Left tackle Tyron Smith suffered a setback to his already sprained left ankle. He left the game and did not play in the second half. Ty Nsekhe filled in at left tackle. If Smith ends up missing time, it will be interesting to see if the Cowboys potentially give La’el Collins some work at the position. He worked at right tackle and left guard last week in practice.

Rookie linebacker Jabril Cox suffered what appeared to be a significant right knee injury. He was carted off and did not return. The team called it a sprain after the game.
Diggs injured his right ankle on the game’s final series. He left the game with a noticeable limp and did not return. It was a good sign that he did not have a limp or need crutches or a walking boot while making his way to the team bus after the game.

Prescott warmed up before the game, but the Cowboys ultimately decided it was best to keep him out another week.

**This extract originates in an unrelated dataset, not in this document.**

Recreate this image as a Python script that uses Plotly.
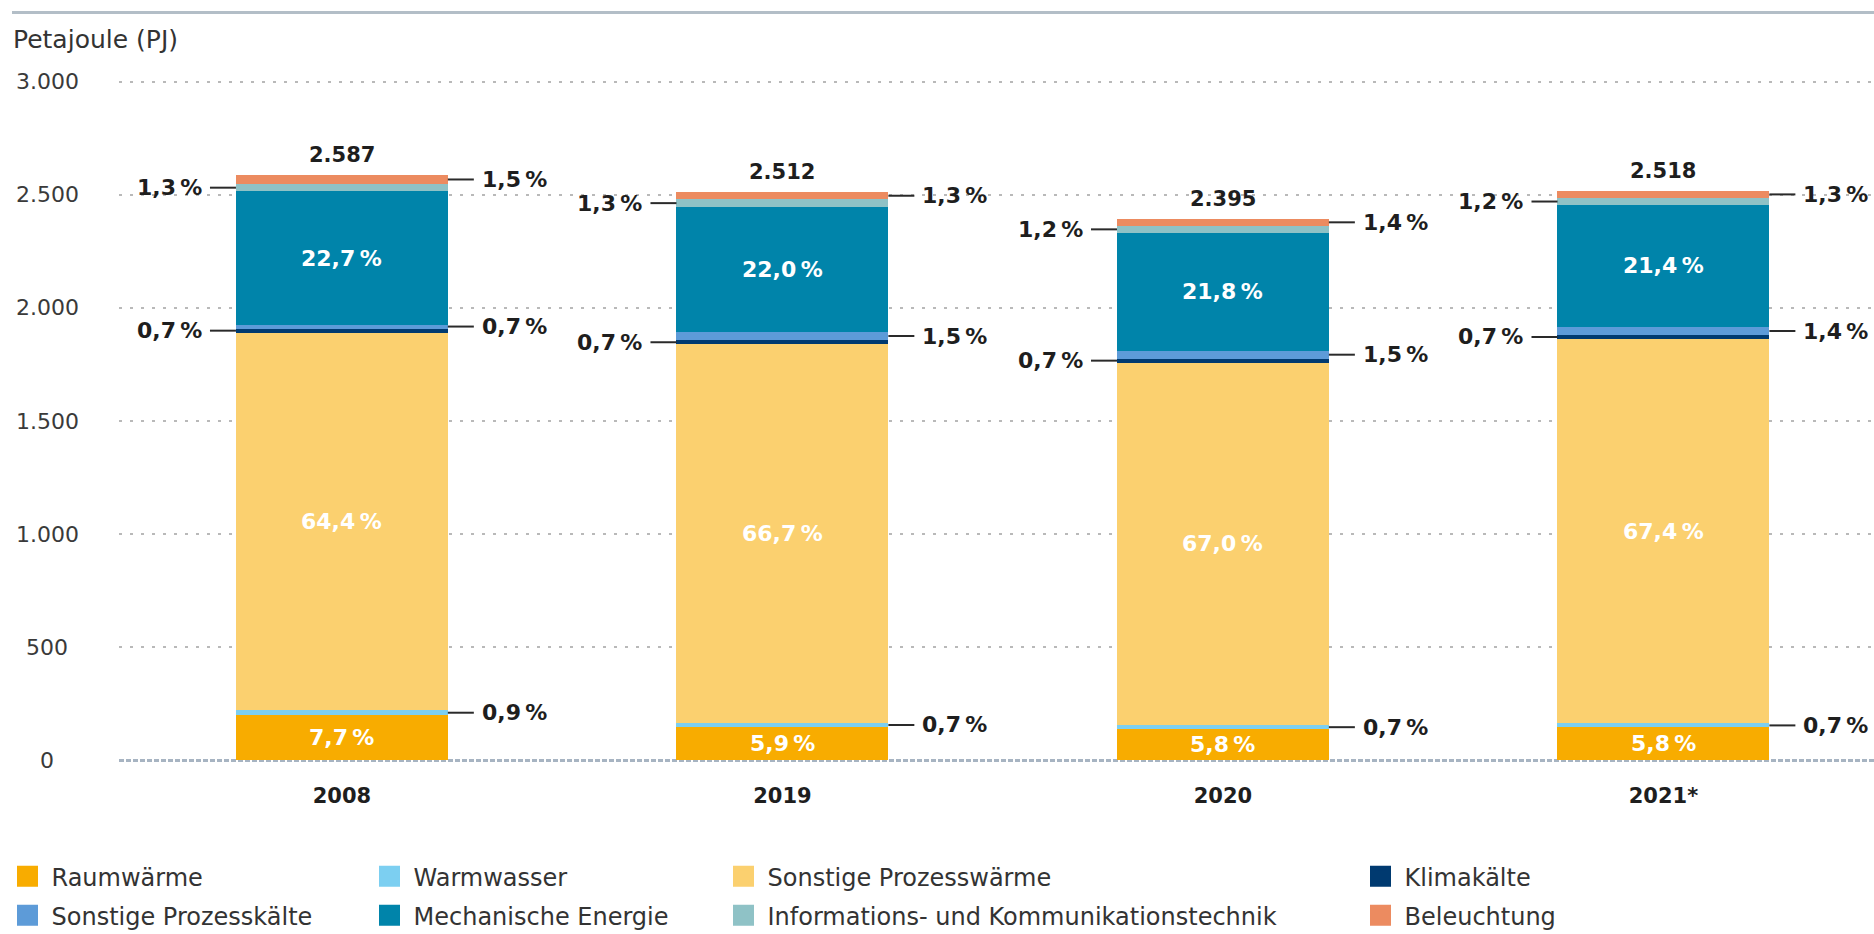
import plotly.graph_objects as go

# ---------------- data ----------------
years = ["2008", "2019", "2020", "2021*"]
totals = [2587, 2512, 2395, 2518]
total_labels = ["2.587", "2.512", "2.395", "2.518"]

categories = [
    "Raumwärme",
    "Warmwasser",
    "Sonstige Prozesswärme",
    "Klimakälte",
    "Sonstige Prozesskälte",
    "Mechanische Energie",
    "Informations- und Kommunikationstechnik",
    "Beleuchtung",
]

# shares in percent (per year)
share_raumwaerme = [7.7, 5.9, 5.8, 5.8]
share_warmwasser = [0.9, 0.7, 0.7, 0.7]
share_prozesswaerme = [64.4, 66.7, 67.0, 67.4]
share_klimakaelte = [0.7, 0.7, 0.7, 0.7]
share_prozesskaelte = [0.7, 1.5, 1.5, 1.4]
share_mechanik = [22.7, 22.0, 21.8, 21.4]
share_ikt = [1.3, 1.3, 1.2, 1.2]
share_beleuchtung = [1.5, 1.3, 1.4, 1.3]

y_ticks = [0, 500, 1000, 1500, 2000, 2500, 3000]
y_tick_labels = ["0", "500", "1.000", "1.500", "2.000", "2.500", "3.000"]

# ---------------- styling ----------------
colors = ["#F8AC00", "#7CCFF1", "#FBD06F", "#003A70",
          "#5D9BD8", "#0084AA", "#8FC2C6", "#EC8B60"]
# where the percentage label goes: inside / right / left
label_pos = ["inside", "right", "inside", "left", "right", "inside", "left", "right"]

shares = [share_raumwaerme, share_warmwasser, share_prozesswaerme, share_klimakaelte,
          share_prozesskaelte, share_mechanik, share_ikt, share_beleuchtung]

FONT = "DejaVu Sans"
TEXT_DARK = "#1e1e1e"

# pixel geometry of the plot area
FIG_W, FIG_H = 1874, 934
L, R = 119, 0
T_PX, B_PX = 59.4, 764.52
PW = FIG_W - L - R
PH = B_PX - T_PX
Y_RANGE = [-20, 3100]
X_RANGE = [-0.506, 3.478]
BAR_W = 0.481
SLOT_PX = PW / (X_RANGE[1] - X_RANGE[0])


def px_x(px):
    return (px - L) / PW


def px_y(py):
    return (B_PX - py) / PH


x_pos = list(range(len(years)))

# values in PJ derived from shares and totals
values = []
for s in shares:
    values.append([s[i] / sum(sh[i] for sh in shares) * totals[i] for i in range(len(years))])

fig = go.Figure()

for c, cat in enumerate(categories):
    fig.add_trace(go.Bar(
        x=x_pos, y=values[c], name=cat, width=BAR_W,
        marker=dict(color=colors[c], line=dict(width=0)),
        showlegend=False, legendgroup=cat, hoverinfo="skip",
    ))

# legend-only entries (bigger squares), one legend per entry
legend_cols_px = [27.5, 389.5, 743.5, 1380.5]
legend_rows_px = [876.0, 915.0]
legend_layouts = {}
for c, cat in enumerate(categories):
    col = c % 4
    row = c // 4
    lname = "legend" if c == 0 else f"legend{c + 1}"
    fig.add_trace(go.Scatter(
        x=[None], y=[None], mode="markers", name=cat, legendgroup=cat,
        marker=dict(symbol="square", size=16, color=colors[c],
                    line=dict(width=5, color=colors[c])),
        showlegend=True, legend=lname,
    ))
    legend_layouts[lname] = dict(
        x=px_x(legend_cols_px[col] - 24), xanchor="left",
        y=px_y(legend_rows_px[row]), yanchor="middle",
        orientation="v", itemwidth=38,
        font=dict(family=FONT, size=24, color="#333333"),
        bgcolor="rgba(0,0,0,0)", borderwidth=0,
        itemclick=False, itemdoubleclick=False,
    )

annotations = []
shapes = []

# stacked positions for labels
half = BAR_W / 2
line_len = 26 / SLOT_PX
text_off = 32 / SLOT_PX
for i in range(len(years)):
    base = 0.0
    for c in range(len(categories)):
        v = values[c][i]
        mid = base + v / 2
        txt = f"{shares[c][i]:.1f}".replace(".", ",") + "\u2009%"
        pos = label_pos[c]
        if pos == "inside":
            annotations.append(dict(
                x=x_pos[i], y=mid, xref="x", yref="y", text=txt, showarrow=False,
                xanchor="center", yanchor="middle",
                font=dict(family=FONT, size=22, color="white", weight="bold"),
            ))
        elif pos == "right":
            x0 = x_pos[i] + half
            shapes.append(dict(type="line", xref="x", yref="y", x0=x0, x1=x0 + line_len,
                               y0=mid, y1=mid, line=dict(color="#2a2a2a", width=2)))
            annotations.append(dict(
                x=x0 + text_off, y=mid, xref="x", yref="y", text=txt, showarrow=False,
                xanchor="left", yanchor="middle",
                font=dict(family=FONT, size=22, color=TEXT_DARK, weight="bold"),
            ))
        else:
            x0 = x_pos[i] - half
            shapes.append(dict(type="line", xref="x", yref="y", x0=x0 - line_len, x1=x0,
                               y0=mid, y1=mid, line=dict(color="#2a2a2a", width=2)))
            annotations.append(dict(
                x=x0 - text_off, y=mid, xref="x", yref="y", text=txt, showarrow=False,
                xanchor="right", yanchor="middle",
                font=dict(family=FONT, size=22, color=TEXT_DARK, weight="bold"),
            ))
        base += v
    # total on top
    annotations.append(dict(
        x=x_pos[i], y=totals[i], xref="x", yref="y", text=total_labels[i],
        showarrow=False, xanchor="center", yanchor="bottom", yshift=6,
        font=dict(family=FONT, size=21, color=TEXT_DARK, weight="bold"),
    ))

# y tick labels (centered)
for tv, tl in zip(y_ticks, y_tick_labels):
    annotations.append(dict(
        x=px_x(47), y=tv, xref="paper", yref="y", text=tl, showarrow=False,
        xanchor="center", yanchor="middle",
        font=dict(family=FONT, size=22, color="#3a3a3a"),
    ))

# axis unit
annotations.append(dict(
    x=px_x(11), y=px_y(40), xref="paper", yref="paper", text="Petajoule (PJ)",
    showarrow=False, xanchor="left", yanchor="middle",
    font=dict(family=FONT, size=25, color="#333333"),
))

# top rule
shapes.append(dict(type="line", xref="paper", yref="paper",
                   x0=px_x(12), x1=1, y0=px_y(13), y1=px_y(13),
                   line=dict(color="#b3bec7", width=3)))
# zero line
shapes.append(dict(type="line", xref="paper", yref="y", x0=0, x1=1, y0=0, y1=0,
                   layer="below", line=dict(color="#a7b4c2", width=3, dash="5px,2px")))

fig.update_layout(
    width=FIG_W, height=FIG_H,
    margin=dict(l=L, r=R, t=T_PX, b=FIG_H - B_PX, pad=0, autoexpand=False),
    paper_bgcolor="white", plot_bgcolor="white",
    barmode="stack", bargap=0,
    font=dict(family=FONT, color=TEXT_DARK),
    annotations=annotations, shapes=shapes,
    xaxis=dict(
        range=X_RANGE, tickmode="array", tickvals=x_pos, ticktext=years,
        showgrid=False, zeroline=False, showline=False, ticks="",
        tickfont=dict(family=FONT, size=21, color=TEXT_DARK, weight="bold"),
        ticklabelstandoff=16, fixedrange=True, automargin=False,
    ),
    yaxis=dict(
        range=Y_RANGE, tickmode="array", tickvals=y_ticks[1:],
        showticklabels=False, showgrid=True, gridcolor="#b9b9b9", gridwidth=2,
        griddash="3px,8px", zeroline=False, showline=False, ticks="", fixedrange=True,
        automargin=False,
    ),
    hovermode=False,
    **legend_layouts,
)

fig.write_html("out.html", config={"displayModeBar": False},
               post_script="document.body.style.margin='0';document.body.style.overflow='hidden';")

Is playing next Sunday against the Broncos still a possibility for him?

“For sure,” Prescott said. “I was getting prepared to play this game. I’m a guy that takes it day-by-day, moment-by-moment. And right now, I’m going to celebrate this win with the guys and worry about rehabbing and getting everything back in order tomorrow.”


Interesting note: Vikings head coach Mike Zimmer said after the game that they had “a lot” of film of Rush, in case he was going to be the starter. He mentioned last week that they had information going back to his time at Central Michigan. But former Cowboys safety Xavier Woods, who had an interception and a forced fumble Sunday night, said they prepared all week only for Prescott.

“We felt like they were going to run the same offense either way,” Woods said. “We prepared for (No. 4) all week. We didn’t get the news until pregame. We watched a couple of clips of Cooper. But we just prepared for (Prescott).”